Large freshwater animals such as oscars, peacock cichlids, and eels can be housed in fish tanks this large. There are many more types of marine fish that can be kept in aquariums this large, such as: tangs, rabbitfish, and puffers. There are many more fresh and saltwater creatures that can be considered. I only wanted to name a few to give an idea as to what can happily thrive in fish tanks of this caliber.
Big aquariums unfortunately come with a cost. The glass itself will cost more because of its thickness and size. Also, aquariums of this size will most likely require more lighting, different filtration, and circulation of some sort. All of this will lead to larger water and electric bills. Please take that into consideration when setting up aquariums of this size.

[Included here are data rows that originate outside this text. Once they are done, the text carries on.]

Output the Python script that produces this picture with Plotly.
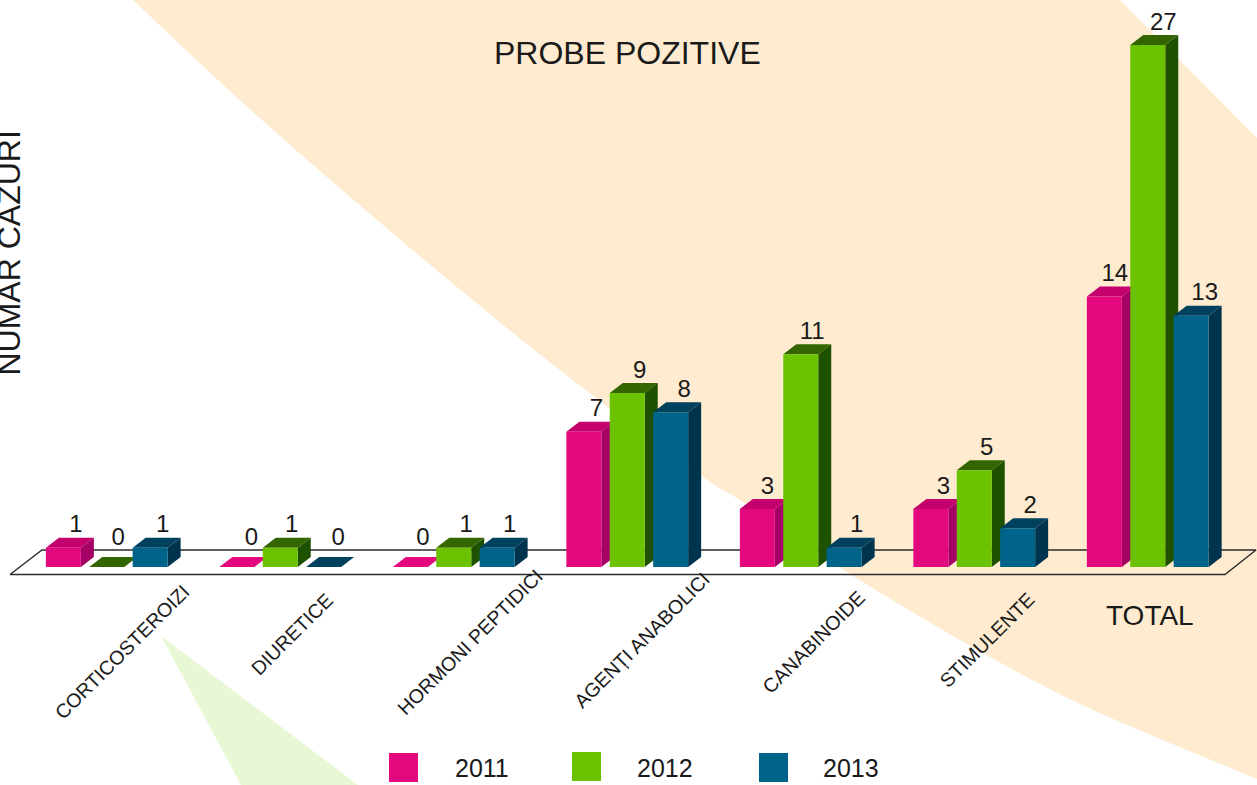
import plotly.graph_objects as go

categories = ["CORTICOSTEROIZI", "DIURETICE", "HORMONI PEPTIDICI", "AGENȚI ANABOLICI", "CANABINOIDE", "STIMULENTE", "TOTAL"]
years = ["2011", "2012", "2013"]
values_2011 = [1, 0, 0, 7, 3, 3, 14]
values_2012 = [0, 1, 1, 9, 11, 5, 27]
values_2013 = [1, 0, 1, 8, 1, 2, 13]
front_colors = ["#E2097F", "#6BC200", "#00648A"]
top_colors = ["#C4006F", "#336600", "#00415E"]
side_colors = ["#A50066", "#1F5200", "#00334E"]
flat_colors = ["#E2097F", "#336600", "#00415E"]
label_nudges = [[0, 2, 0, 0, -2.5, 0, -2], [-1, -1, 0, 0, -1, 0, 3], [0, 2, 0, 1, 0, 0, 1]]

W, H = 1257, 785
GROUP_PX, PITCH_PX, BAR_PX = 173.5, 43.4, 35.0
X0_PX = 106.75
Y0_PX, UNIT_PX = 567.0, 19.33
DX_PX, DY_PX = 13.0, 10.0
FONT = "Liberation Sans"
INK = "#1a1a1a"

x_range = [-X0_PX / GROUP_PX, (W - X0_PX) / GROUP_PX]
y_range = [(Y0_PX - H) / UNIT_PX, Y0_PX / UNIT_PX]
dx, dy = DX_PX / GROUP_PX, DY_PX / UNIT_PX
pitch, bar_w = PITCH_PX / GROUP_PX, BAR_PX / GROUP_PX

def px_x(v):
    return v / W

def px_y(v):
    return 1 - v / H

fig = go.Figure()

# floor
fx = [(10 - X0_PX) / GROUP_PX, (1225 - X0_PX) / GROUP_PX, (1256 - X0_PX) / GROUP_PX, (42 - X0_PX) / GROUP_PX, (10 - X0_PX) / GROUP_PX]
fy = [(Y0_PX - 574.5) / UNIT_PX, (Y0_PX - 574.5) / UNIT_PX, (Y0_PX - 550) / UNIT_PX, (Y0_PX - 550) / UNIT_PX, (Y0_PX - 574.5) / UNIT_PX]
fig.add_trace(go.Scatter(x=fx, y=fy, mode="lines", line=dict(color="#2b2b2b", width=1.4), hoverinfo="skip", showlegend=False, zorder=0))

for s, vals in enumerate([values_2011, values_2012, values_2013]):
    off = (s - 1) * pitch
    for i, v in enumerate(vals):
        l, r = i + off - bar_w / 2, i + off + bar_w / 2
        fig.add_trace(go.Scatter(
            x=[l, r, r + dx, l + dx, l], y=[v, v, v + dy, v + dy, v],
            mode="lines", fill="toself", line=dict(width=0),
            fillcolor=flat_colors[s] if v == 0 else top_colors[s],
            hoverinfo="skip", showlegend=False, zorder=2 * s + 1))
        if v > 0:
            fig.add_trace(go.Scatter(
                x=[r, r + dx, r + dx, r, r], y=[0, dy, v + dy, v, 0],
                mode="lines", fill="toself", line=dict(width=0),
                fillcolor=side_colors[s], hoverinfo="skip", showlegend=False, zorder=2 * s + 1))
    fig.add_trace(go.Bar(
        x=[i + off for i in range(len(vals))], y=vals, width=bar_w, name=years[s],
        marker=dict(color=front_colors[s], line=dict(width=0)),
        hoverinfo="skip", showlegend=False, zorder=2 * s + 2))
    fig.add_trace(go.Scatter(
        x=[i + off + (12.5 + label_nudges[s][i]) / GROUP_PX for i in range(len(vals))],
        y=[v + (21.5 if v else 28) / UNIT_PX for v in vals],
        text=[str(v) for v in vals], mode="text", textposition="middle center",
        textfont=dict(family=FONT, size=24, color=INK),
        hoverinfo="skip", showlegend=False, zorder=20))

# decorative background: smooth lower-left edge through sampled points (Catmull-Rom)
edge = [(133, 0), (243, 103), (363, 208), (463, 292), (570, 378), (700, 475), (746, 504), (853, 576), (984, 653.5), (1091, 709), (1257, 779)]
path = f"M {px_x(edge[0][0])},{px_y(edge[0][1])}"
for k in range(len(edge) - 1):
    p0 = edge[max(k - 1, 0)]
    p1 = edge[k]
    p2 = edge[k + 1]
    p3 = edge[min(k + 2, len(edge) - 1)]
    c1 = (p1[0] + (p2[0] - p0[0]) / 6, p1[1] + (p2[1] - p0[1]) / 6)
    c2 = (p2[0] - (p3[0] - p1[0]) / 6, p2[1] - (p3[1] - p1[1]) / 6)
    path += f" C {px_x(c1[0])},{px_y(c1[1])} {px_x(c2[0])},{px_y(c2[1])} {px_x(p2[0])},{px_y(p2[1])}"
path += f" L {px_x(1257)},{px_y(138)} L {px_x(1120)},{px_y(0)} Z"
shapes = [
    dict(type="path", xref="paper", yref="paper", path=path, fillcolor="#FEEBD0", line=dict(width=0), layer="below"),
    dict(type="path", xref="paper", yref="paper",
         path=f"M {px_x(161)},{px_y(636)} L {px_x(241)},{px_y(785)} L {px_x(358)},{px_y(785)} Z",
         fillcolor="#E8F8D4", line=dict(width=0), layer="below"),
]

annotations = []
def note(text, x, y, size, angle=0):
    annotations.append(dict(text=text, xref="paper", yref="paper", x=px_x(x), y=px_y(y),
                            xanchor="center", yanchor="middle", showarrow=False, textangle=angle,
                            font=dict(family=FONT, size=size, color=INK)))

note("PROBE POZITIVE", 627.5, 53, 32)
note("NUMAR CAZURI", 8, 253.5, 32, -90)
label_pos = [(122, 652), (292, 634), (470, 642), (642, 640), (813.5, 642), (987, 640)]
for name, (a, b) in zip(categories[:6], label_pos):
    note(name, a, b, 19.6, -45)
note(categories[6], 1149.5, 615, 28)

for s, (lx, ly, tx) in enumerate([(389, 753, 481.5), (572, 752, 664.5), (759, 753, 851)]):
    shapes.append(dict(type="rect", xref="paper", yref="paper", x0=px_x(lx), x1=px_x(lx + 29),
                       y0=px_y(ly + 29), y1=px_y(ly), fillcolor=front_colors[s], line=dict(width=0)))
    note(years[s], tx, 768, 25)

fig.update_layout(
    width=W, height=H, margin=dict(l=0, r=0, t=0, b=0),
    paper_bgcolor="white", plot_bgcolor="rgba(0,0,0,0)",
    xaxis=dict(range=x_range, visible=False, fixedrange=True),
    yaxis=dict(range=y_range, visible=False, fixedrange=True),
    barmode="overlay", shapes=shapes, annotations=annotations,
    showlegend=False,
)
fig.write_html("out.html", config=dict(displayModeBar=False),
               post_script="document.body.style.margin='0';document.documentElement.style.overflow='hidden';")
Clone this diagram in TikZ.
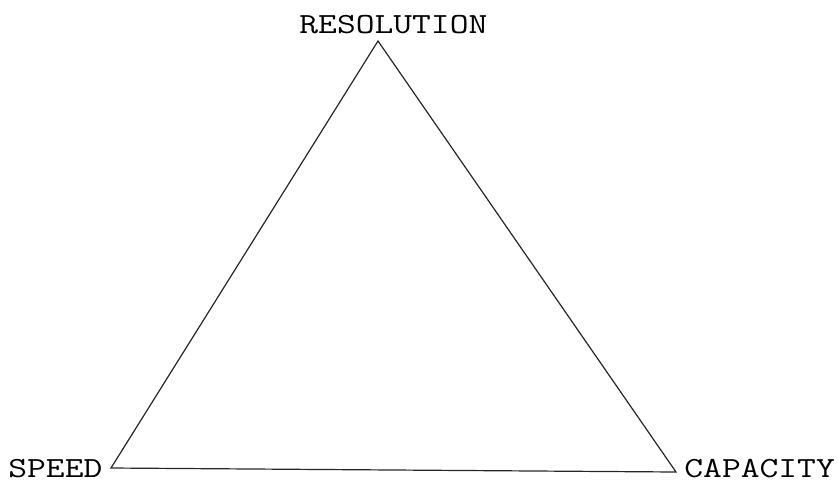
\documentclass[tikz,border=0pt]{standalone}
\usepackage{fontspec}
\setmonofont[FakeStretch=1.25]{Latin Modern Mono}
\begin{document}
\begin{tikzpicture}[x=0.5pt,y=-0.5pt,
  lbl/.style={inner sep=0pt,font=\ttfamily\fontsize{14.6}{17}\selectfont},
  edge/.style={draw=black!85,line width=0.6pt}]
\useasboundingbox (0,0) rectangle (838,482);
\coordinate (top) at (378,41);
\coordinate (bl) at (111,468);
\coordinate (br) at (676,472);
\draw[edge,line join=miter] (top) -- (bl) -- (br) -- cycle;
\node[lbl,anchor=base west] (res) at (299,33) {RESOLUTION};
\node[lbl,anchor=base west] (spd) at (8,477) {SPEED};
\node[lbl,anchor=base west] (cap) at (684,477) {CAPACITY};
\end{tikzpicture}
\end{document}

Medium sized aquariums are a great place for new aquarists to dip their toes in the hobby. Even fish tanks that are 20 gallons are a safe bet for starter fish keepers. Anything smaller may get a little more challenging because of swinging water parameters and anything larger may become overwhelming with cost, especially for anyone just starting their first fish tank. At the end of the day, jumping in and enjoying the hobby is all that matters!